All this suggests a political sweet spot for bipartisan legislation that would reduce federal criminal penalties, partly by ending mandatory minimum incarceration for some drug offenses, while making it easier for some categories of inmates to win earlier releases. Non-violent offenders would be the main beneficiaries. Any deal on a sentencing overhaul might include provisions to help ex-cons get work — by restoring some eligibility for government benefits and smoothing the process for having a criminal record expunged.
Citizen Surveillance: Lawmakers got tantalizingly close this year to a deal setting new limits on how the nation’s intelligence community scoops up information about private citizens’ telephone habits and sifts the records for evidence of terrorism. Congress and Obama will be under pressure to settle their differences early in the new year, because several laws governing the National Security Agency and its once-secret bulk data collection efforts expire at the end of May.

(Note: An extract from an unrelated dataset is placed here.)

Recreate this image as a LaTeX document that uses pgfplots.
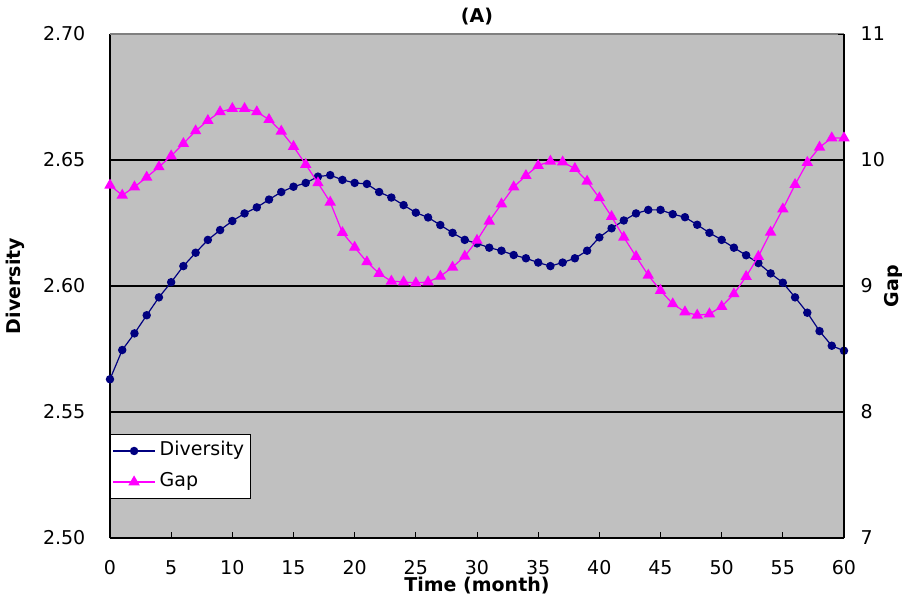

The heart of any deal would be the central provision of a bill the House passed overwhelmingly last summer after an Obama endorsement. So-called telecommunications metadata for domestic calls would remain the property of the phone companies, but the government would be permitted to query the files — usually after receiving the approval of a secret intelligence court, or with an after-action court review in emergencies. Left unresolved, so far, is how to alter a different part of the law governing the collection of phone and Internet records on people outside of the United States, which inevitably sweeps up the communications of U.S. citizens in the process.
Civil libertarians and other advocates for personal privacy worry their interests in shaping these extraordinarily complicated ground rules will be brushed aside by the now strongly Republican Congress — and by a president eager to bend his past positions in order to declare victory and put behind him one of the more contentious and nettlesome controversies of his presidency.